— BEGIN —

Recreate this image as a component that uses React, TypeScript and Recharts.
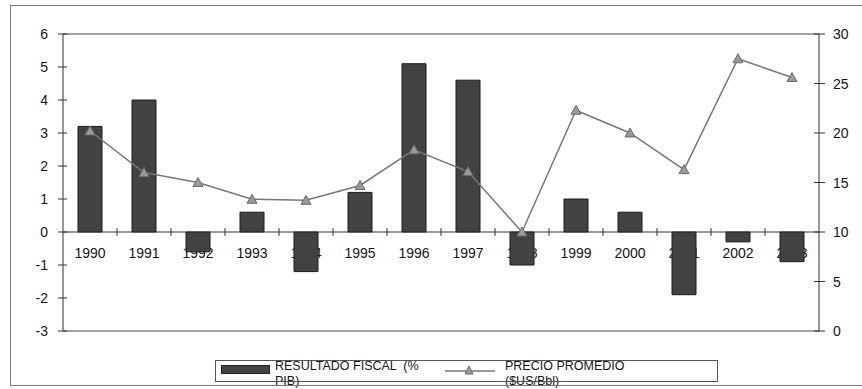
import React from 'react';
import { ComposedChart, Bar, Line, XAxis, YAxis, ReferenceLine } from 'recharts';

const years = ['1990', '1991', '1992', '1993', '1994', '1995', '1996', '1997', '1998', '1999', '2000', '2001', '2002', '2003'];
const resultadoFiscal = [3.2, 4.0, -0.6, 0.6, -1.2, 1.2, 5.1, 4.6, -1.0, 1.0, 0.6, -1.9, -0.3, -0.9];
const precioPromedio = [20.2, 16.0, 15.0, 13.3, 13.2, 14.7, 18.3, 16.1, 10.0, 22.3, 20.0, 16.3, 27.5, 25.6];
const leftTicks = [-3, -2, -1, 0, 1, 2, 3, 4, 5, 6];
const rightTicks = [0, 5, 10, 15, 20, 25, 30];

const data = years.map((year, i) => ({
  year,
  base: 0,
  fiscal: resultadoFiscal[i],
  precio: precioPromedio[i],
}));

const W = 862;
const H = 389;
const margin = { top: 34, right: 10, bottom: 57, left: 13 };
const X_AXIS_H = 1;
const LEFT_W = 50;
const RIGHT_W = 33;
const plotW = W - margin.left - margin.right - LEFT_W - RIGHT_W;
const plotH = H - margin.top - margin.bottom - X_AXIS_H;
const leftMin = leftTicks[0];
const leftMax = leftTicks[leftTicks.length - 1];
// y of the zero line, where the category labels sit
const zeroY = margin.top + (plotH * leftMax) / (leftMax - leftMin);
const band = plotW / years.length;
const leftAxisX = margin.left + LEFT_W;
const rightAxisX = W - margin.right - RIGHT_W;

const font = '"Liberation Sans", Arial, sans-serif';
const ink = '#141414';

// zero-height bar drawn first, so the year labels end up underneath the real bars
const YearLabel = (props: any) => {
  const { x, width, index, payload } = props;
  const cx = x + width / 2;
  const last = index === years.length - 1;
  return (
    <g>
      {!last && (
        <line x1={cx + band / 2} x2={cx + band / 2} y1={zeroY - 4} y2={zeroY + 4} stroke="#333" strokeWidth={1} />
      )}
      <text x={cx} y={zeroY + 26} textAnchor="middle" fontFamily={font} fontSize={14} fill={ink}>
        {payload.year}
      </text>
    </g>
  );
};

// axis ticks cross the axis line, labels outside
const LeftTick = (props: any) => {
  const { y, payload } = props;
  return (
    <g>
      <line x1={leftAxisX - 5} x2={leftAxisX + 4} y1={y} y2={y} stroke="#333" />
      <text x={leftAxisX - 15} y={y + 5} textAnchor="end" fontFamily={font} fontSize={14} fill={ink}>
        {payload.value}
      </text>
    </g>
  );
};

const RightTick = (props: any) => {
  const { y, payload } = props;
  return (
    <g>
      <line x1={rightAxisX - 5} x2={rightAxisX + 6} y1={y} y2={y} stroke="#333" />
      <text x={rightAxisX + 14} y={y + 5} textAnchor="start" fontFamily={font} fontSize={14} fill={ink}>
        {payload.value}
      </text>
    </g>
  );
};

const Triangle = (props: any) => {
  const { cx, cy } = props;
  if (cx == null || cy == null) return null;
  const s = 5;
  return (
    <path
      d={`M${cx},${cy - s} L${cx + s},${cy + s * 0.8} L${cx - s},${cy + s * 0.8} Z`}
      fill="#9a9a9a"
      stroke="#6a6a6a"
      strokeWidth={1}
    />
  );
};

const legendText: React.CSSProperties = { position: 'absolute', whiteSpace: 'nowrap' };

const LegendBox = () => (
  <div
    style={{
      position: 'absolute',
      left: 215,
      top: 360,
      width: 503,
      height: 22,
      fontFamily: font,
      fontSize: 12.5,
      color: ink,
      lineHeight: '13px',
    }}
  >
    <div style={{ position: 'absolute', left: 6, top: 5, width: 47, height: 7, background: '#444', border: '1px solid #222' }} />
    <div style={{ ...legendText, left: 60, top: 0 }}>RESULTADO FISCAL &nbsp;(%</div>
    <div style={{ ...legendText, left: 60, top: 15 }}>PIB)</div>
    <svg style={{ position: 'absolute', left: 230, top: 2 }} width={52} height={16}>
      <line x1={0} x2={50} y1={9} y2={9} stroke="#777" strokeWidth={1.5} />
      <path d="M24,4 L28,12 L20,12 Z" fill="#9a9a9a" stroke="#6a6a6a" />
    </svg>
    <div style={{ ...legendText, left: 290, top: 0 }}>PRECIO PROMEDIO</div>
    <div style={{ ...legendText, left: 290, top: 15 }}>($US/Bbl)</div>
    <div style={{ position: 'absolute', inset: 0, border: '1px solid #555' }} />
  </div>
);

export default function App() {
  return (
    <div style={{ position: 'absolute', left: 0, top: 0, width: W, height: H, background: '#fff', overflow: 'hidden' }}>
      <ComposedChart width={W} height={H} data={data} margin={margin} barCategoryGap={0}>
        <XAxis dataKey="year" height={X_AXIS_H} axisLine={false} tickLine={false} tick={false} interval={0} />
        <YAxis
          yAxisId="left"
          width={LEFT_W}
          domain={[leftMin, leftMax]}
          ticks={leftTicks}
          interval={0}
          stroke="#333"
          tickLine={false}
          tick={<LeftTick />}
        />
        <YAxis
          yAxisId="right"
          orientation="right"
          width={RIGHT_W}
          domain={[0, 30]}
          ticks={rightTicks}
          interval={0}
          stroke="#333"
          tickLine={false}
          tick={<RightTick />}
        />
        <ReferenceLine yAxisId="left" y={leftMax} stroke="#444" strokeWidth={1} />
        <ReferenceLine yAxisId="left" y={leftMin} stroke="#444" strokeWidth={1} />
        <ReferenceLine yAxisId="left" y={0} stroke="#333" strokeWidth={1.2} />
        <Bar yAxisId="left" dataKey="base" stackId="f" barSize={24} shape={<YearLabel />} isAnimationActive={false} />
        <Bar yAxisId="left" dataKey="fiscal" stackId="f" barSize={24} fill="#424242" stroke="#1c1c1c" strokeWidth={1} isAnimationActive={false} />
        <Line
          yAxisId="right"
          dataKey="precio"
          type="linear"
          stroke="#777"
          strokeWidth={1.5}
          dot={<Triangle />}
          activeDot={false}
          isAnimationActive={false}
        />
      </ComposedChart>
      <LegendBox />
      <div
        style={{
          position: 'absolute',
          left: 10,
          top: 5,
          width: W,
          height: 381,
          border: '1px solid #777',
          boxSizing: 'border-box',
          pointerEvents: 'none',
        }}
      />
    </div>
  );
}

— END —

### EXERCISE DETAILS
Repeat only the lines from the beginning of the material through the line containing "const ink = '#141414';", both ends kept, leaving pictures out.

### THE ANSWER
Recreate this image as a component that uses React, TypeScript and Recharts.
import React from 'react';
import { ComposedChart, Bar, Line, XAxis, YAxis, ReferenceLine } from 'recharts';

const years = ['1990', '1991', '1992', '1993', '1994', '1995', '1996', '1997', '1998', '1999', '2000', '2001', '2002', '2003'];
const resultadoFiscal = [3.2, 4.0, -0.6, 0.6, -1.2, 1.2, 5.1, 4.6, -1.0, 1.0, 0.6, -1.9, -0.3, -0.9];
const precioPromedio = [20.2, 16.0, 15.0, 13.3, 13.2, 14.7, 18.3, 16.1, 10.0, 22.3, 20.0, 16.3, 27.5, 25.6];
const leftTicks = [-3, -2, -1, 0, 1, 2, 3, 4, 5, 6];
const rightTicks = [0, 5, 10, 15, 20, 25, 30];

const data = years.map((year, i) => ({
  year,
  base: 0,
  fiscal: resultadoFiscal[i],
  precio: precioPromedio[i],
}));

const W = 862;
const H = 389;
const margin = { top: 34, right: 10, bottom: 57, left: 13 };
const X_AXIS_H = 1;
const LEFT_W = 50;
const RIGHT_W = 33;
const plotW = W - margin.left - margin.right - LEFT_W - RIGHT_W;
const plotH = H - margin.top - margin.bottom - X_AXIS_H;
const leftMin = leftTicks[0];
const leftMax = leftTicks[leftTicks.length - 1];
// y of the zero line, where the category labels sit
const zeroY = margin.top + (plotH * leftMax) / (leftMax - leftMin);
const band = plotW / years.length;
const leftAxisX = margin.left + LEFT_W;
const rightAxisX = W - margin.right - RIGHT_W;

const font = '"Liberation Sans", Arial, sans-serif';
const ink = '#141414';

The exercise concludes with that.